**Data extract**
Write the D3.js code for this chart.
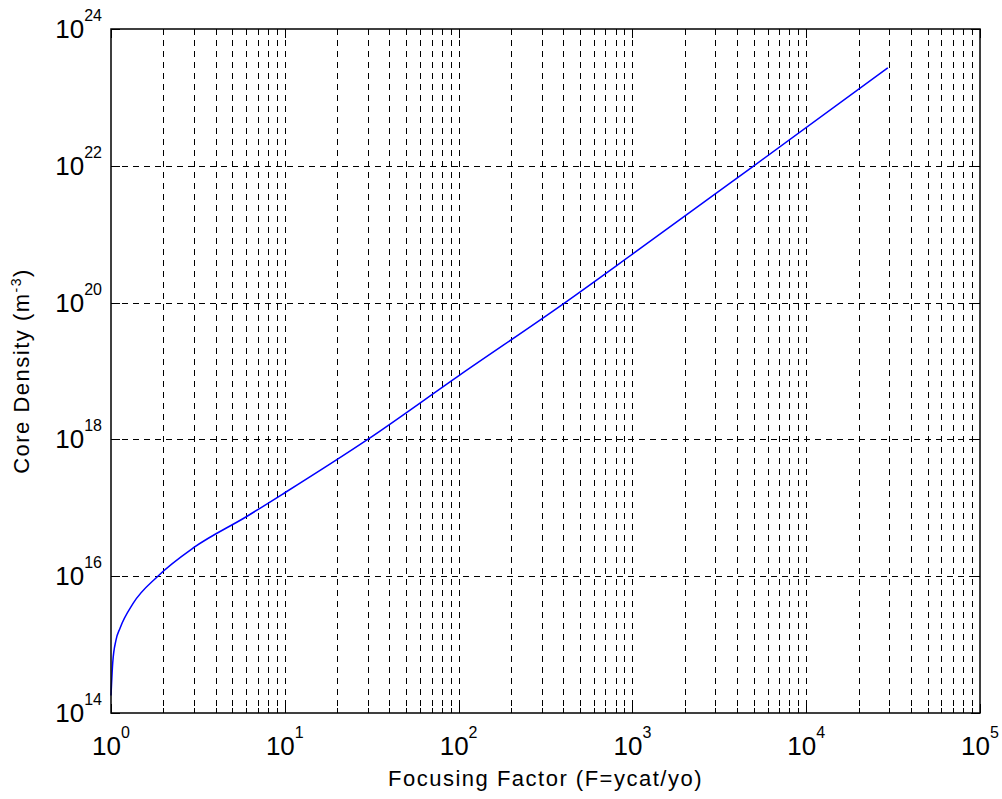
<!DOCTYPE html>
<html>
<head>
<meta charset="utf-8">
<script src="https://cdn.jsdelivr.net/npm/d3@7"></script>
<style>
  body { margin: 0; background: #fff; }
  text { font-family: "Liberation Sans", Arial, sans-serif; fill: #000; }
</style>
</head>
<body>
<div id="chart"></div>
<script>
// focusing factor F and core density (m^-3)
const focusing = [1.0, 1.023, 1.069, 1.127, 1.34, 1.86, 3, 6, 10, 30, 100, 410, 1000, 5000, 29500]
const density = [1.8e14, 5.4e14, 1.17e15, 1.74e15, 4.0e15, 1.0e16, 2.63e16, 7.4e16, 1.66e17, 1.0e18, 8.5e18, 1.0e20, 5.1e20, 1.0e22, 2.7e23]

const xTickExp = [0, 1, 2, 3, 4, 5]
const yTickExp = [14, 16, 18, 20, 22, 24]

const xTitle = "Focusing Factor (F=ycat/yo)"
const yTitle = "Core Density (m"
const yTitleSup = "-3"

var width = 1002,
    height = 799;

// plot box (top is a window property, so use prefixed names)
var pLeft = 111, pRight = 980, pTop = 29, pBottom = 713;

var svg = d3.select('#chart')
    .append('svg')
    .attr("width", width)
    .attr("height", height)

var x = d3.scaleLog().domain([1, 1e5]).range([pLeft, pRight])
var y = d3.scaleLog().domain([1e14, 1e24]).range([pBottom, pTop])

// grid - vertical at every log tick, horizontal at labelled ticks only
let gridX = x.ticks().filter(d => d > 1 && d < 1e5)
let gridY = yTickExp.map(e => Math.pow(10, e)).filter(d => d > 1e14 && d < 1e24)

let grid = svg.append("g")
    .attr("stroke", "#000")
    .attr("stroke-width", 1)
    .attr("stroke-dasharray", "6,5")

grid.selectAll(".gx")
    .data(gridX)
    .enter().append("line")
    .attr("x1", d => Math.round(x(d)) + 0.5)
    .attr("x2", d => Math.round(x(d)) + 0.5)
    .attr("y1", pTop)
    .attr("y2", pBottom)

grid.selectAll(".gy")
    .data(gridY)
    .enter().append("line")
    .attr("x1", pLeft)
    .attr("x2", pRight)
    .attr("y1", d => Math.round(y(d)) + 0.5)
    .attr("y2", d => Math.round(y(d)) + 0.5)

// ticks on all four sides, pointing inwards
let ticks = svg.append("g").attr("stroke", "#000").attr("stroke-width", 1)
x.ticks().forEach(d => {
    let lg = Math.log10(d)
    let major = Math.abs(lg - Math.round(lg)) < 1e-9
    let len = major ? 9 : 5
    let px = Math.round(x(d)) + 0.5
    ticks.append("line").attr("x1", px).attr("x2", px).attr("y1", pBottom).attr("y2", pBottom - len)
    ticks.append("line").attr("x1", px).attr("x2", px).attr("y1", pTop).attr("y2", pTop + len)
})
yTickExp.forEach(e => {
    let py = Math.round(y(Math.pow(10, e))) + 0.5
    ticks.append("line").attr("x1", pLeft).attr("x2", pLeft + 9).attr("y1", py).attr("y2", py)
    ticks.append("line").attr("x1", pRight).attr("x2", pRight - 9).attr("y1", py).attr("y2", py)
})

// curve
let line = d3.line()
    .x((d, i) => x(focusing[i]))
    .y(d => y(d))
    .curve(d3.curveMonotoneX)

svg.append("path")
    .datum(density)
    .attr("d", line)
    .attr("fill", "none")
    .attr("stroke", "#0000ff")
    .attr("stroke-width", 1.5)

// box
svg.append("rect")
    .attr("x", pLeft)
    .attr("y", pTop)
    .attr("width", pRight - pLeft)
    .attr("height", pBottom - pTop)
    .attr("fill", "none")
    .attr("stroke", "#000")
    .attr("stroke-width", 1.5)

// tick labels
xTickExp.forEach(e => {
    let t = svg.append("text")
        .attr("x", x(Math.pow(10, e)))
        .attr("y", pBottom + 42)
        .attr("text-anchor", "middle")
        .style("font-size", "26px")
    t.append("tspan").text("10")
    t.append("tspan").attr("dy", -17).style("font-size", "16px").text(e)
})

yTickExp.forEach(e => {
    let t = svg.append("text")
        .attr("x", 102)
        .attr("y", y(Math.pow(10, e)) + 9)
        .attr("text-anchor", "end")
        .style("font-size", "26px")
    t.append("tspan").text("10")
    t.append("tspan").attr("dy", -17).style("font-size", "16px").text(e)
})

// axis titles
svg.append("text")
    .attr("x", (pLeft + pRight) / 2)
    .attr("y", 786)
    .attr("text-anchor", "middle")
    .style("font-size", "22px")
    .style("letter-spacing", "1.5px")
    .text(xTitle)

let yt = svg.append("text")
    .attr("transform", "translate(29," + ((pTop + pBottom) / 2) + ") rotate(-90)")
    .attr("text-anchor", "middle")
    .style("font-size", "22px")
    .style("letter-spacing", "1.5px")
yt.append("tspan").text(yTitle)
yt.append("tspan").attr("dy", -8).style("font-size", "14px").text(yTitleSup)
yt.append("tspan").attr("dy", 8).text(")")
</script>
</body>
</html>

**To be done**
Search the listing for the word "chart" and return each line that holds it.

**Task answer**
Write the D3.js code for this chart.
<div id="chart"></div>
var svg = d3.select('#chart')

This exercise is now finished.